# GIVEN INSTRUCTION:
Omit the pictures and print exactly the lines of the listing below, starting at the first and ending at the line containing "3584, 4818, 43444, 41388, 3197, 4175, 3417, 3297, 2661, 8065]".
»»
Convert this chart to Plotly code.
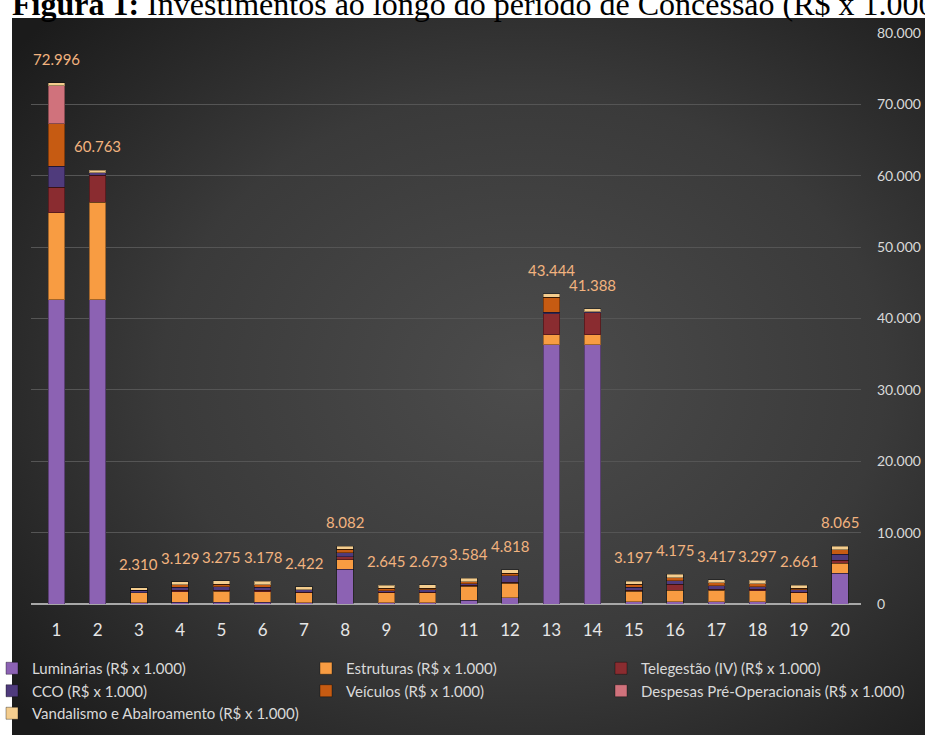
import base64
import plotly.graph_objects as go

# ---------------- data (R$ x 1.000) ----------------
categories = ["1", "2", "3", "4", "5", "6", "7", "8", "9", "10",
              "11", "12", "13", "14", "15", "16", "17", "18", "19", "20"]

totals = [72996, 60763, 2310, 3129, 3275, 3178, 2422, 8082, 2645, 2673,
          3584, 4818, 43444, 41388, 3197, 4175, 3417, 3297, 2661, 8065]

luminarias = [42600, 42600, 150, 250, 250, 250, 200, 4900, 200, 200,
              500, 850, 36300, 36300, 300, 350, 300, 300, 200, 4300]
estruturas = [12200, 13700, 1400, 1500, 1550, 1500, 1400, 1300, 1400, 1400,
              2000, 2050, 1400, 1400, 1500, 1600, 1600, 1550, 1400, 1400]
telegestao = [3600, 3800, 0, 150, 150, 150, 50, 400, 50, 50,
              150, 150, 3000, 3100, 150, 800, 200, 200, 50, 450]
cco = [2900, 300, 350, 450, 450, 450, 350, 600, 200, 350,
       200, 900, 200, 150, 400, 500, 450, 400, 350, 850]
veiculos = [6000, 0, 0, 350, 400, 380, 0, 450, 350, 220,
            250, 370, 2100, 0, 400, 450, 400, 400, 220, 600]
despesas = [5300, 0, 0, 0, 0, 0, 0, 0, 0, 0,
            0, 0, 0, 0, 0, 0, 0, 0, 0, 0]
vandalismo = [400, 360, 410, 430, 470, 450, 420, 430, 440, 450,
              480, 500, 440, 440, 450, 470, 470, 450, 440, 460]

series_names = ["Luminárias (R$ x 1.000)", "Estruturas (R$ x 1.000)",
                "Telegestão (IV) (R$ x 1.000)", "CCO (R$ x 1.000)",
                "Veículos (R$ x 1.000)", "Despesas Pré-Operacionais (R$ x 1.000)",
                "Vandalismo e Abalroamento (R$ x 1.000)"]
series_values = [luminarias, estruturas, telegestao, cco, veiculos, despesas, vandalismo]
series_colors = ["#8c62b3", "#f89c42", "#8a2c30", "#4f3b7c", "#c65b12", "#d0727c", "#f4cd8e"]
series_legend = ["legend", "legend2", "legend3", "legend", "legend2", "legend3", "legend"]

title_html = "<b>Figura 1:</b> Investimentos ao longo do período de Concessão (R$ x 1.000)"

# ---------------- geometry helpers ----------------
W, H = 925, 735
ML, MR, MT, MB = 31, 64, 33, 131
PW, PH = W - ML - MR, H - MT - MB


def px_x(p):
    return (p - ML) / PW


def px_y(p):
    return (H - MB - p) / PH


fig = go.Figure()
for name, vals, col, lg in zip(series_names, series_values, series_colors, series_legend):
    fig.add_trace(go.Bar(
        x=categories, y=vals, name=name, legend=lg,
        marker=dict(color=col, line=dict(color="rgba(0,0,0,0.35)", width=1)),
        hoverinfo="name+y",
    ))

# total labels (category axis -> position index)
for i, t in enumerate(totals):
    fig.add_annotation(
        x=i, y=t, xref="x", yref="y", text=f"{t:,}".replace(",", "."),
        showarrow=False, yanchor="bottom", yshift=13,
        font=dict(family="Lato", size=15, color="#f2b37f"),
    )

# title (partially cropped at the top of the page, as in the reference)
fig.add_annotation(
    x=px_x(10), y=px_y(24), xref="paper", yref="paper", xanchor="left", yanchor="bottom",
    text=title_html, showarrow=False, align="left",
    font=dict(family="Liberation Serif", size=32, color="#000000"),
)

# dark radial-gradient background panel
box_x0, box_y0, box_w, box_h = 12, 18, W - 12, H - 18
svg = (
    f"<svg xmlns='http://www.w3.org/2000/svg' width='{box_w}' height='{box_h}' "
    f"viewBox='0 0 {box_w} {box_h}' preserveAspectRatio='none'>"
    "<defs><radialGradient id='g' cx='0.56' cy='0.5' r='0.72'>"
    "<stop offset='0' stop-color='#4c4c4c'/><stop offset='0.55' stop-color='#3a3a3a'/>"
    "<stop offset='1' stop-color='#1b1b1b'/></radialGradient></defs>"
    f"<rect width='{box_w}' height='{box_h}' fill='url(#g)'/></svg>"
)
src = "data:image/svg+xml;base64," + base64.b64encode(svg.encode()).decode()
fig.add_layout_image(
    source=src, xref="paper", yref="paper", x=px_x(box_x0), y=px_y(box_y0),
    sizex=box_w / PW, sizey=box_h / PH, xanchor="left", yanchor="top",
    sizing="stretch", layer="below",
)

legend_common = dict(
    orientation="v", yanchor="top", xanchor="left", bgcolor="rgba(0,0,0,0)",
    font=dict(family="Lato", size=15, color="#d9d9d9"), itemwidth=30,
    traceorder="normal", y=px_y(652), itemclick=False,
)

fig.update_layout(
    width=W, height=H,
    margin=dict(l=ML, r=MR, t=MT, b=MB, pad=0, autoexpand=False),
    paper_bgcolor="#ffffff", plot_bgcolor="rgba(0,0,0,0)",
    barmode="stack", bargap=0.6,
    separators=",.",
    showlegend=True,
    legend=dict(legend_common, x=px_x(-8)),
    legend2=dict(legend_common, x=px_x(306)),
    legend3=dict(legend_common, x=px_x(601)),
    xaxis=dict(
        type="category", showgrid=False, showline=False, ticks="",
        tickfont=dict(family="Lato", size=17, color="#e6e6e6"),
        ticklabelstandoff=14,
    ),
    yaxis=dict(
        side="right", range=[0, 80000], dtick=10000, tickformat=",.0f",
        showgrid=True, gridcolor="#555555", gridwidth=1,
        zeroline=True, zerolinecolor="#a8a8a8", zerolinewidth=2,
        showline=False, ticks="",
        tickfont=dict(family="Lato", size=14, color="#d9d9d9"),
        ticklabelstandoff=15,
    ),
)

fig.write_html("out.html")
««
# EXPECTED OUTPUT:
Convert this chart to Plotly code.
import base64
import plotly.graph_objects as go

# ---------------- data (R$ x 1.000) ----------------
categories = ["1", "2", "3", "4", "5", "6", "7", "8", "9", "10",
              "11", "12", "13", "14", "15", "16", "17", "18", "19", "20"]

totals = [72996, 60763, 2310, 3129, 3275, 3178, 2422, 8082, 2645, 2673,
          3584, 4818, 43444, 41388, 3197, 4175, 3417, 3297, 2661, 8065]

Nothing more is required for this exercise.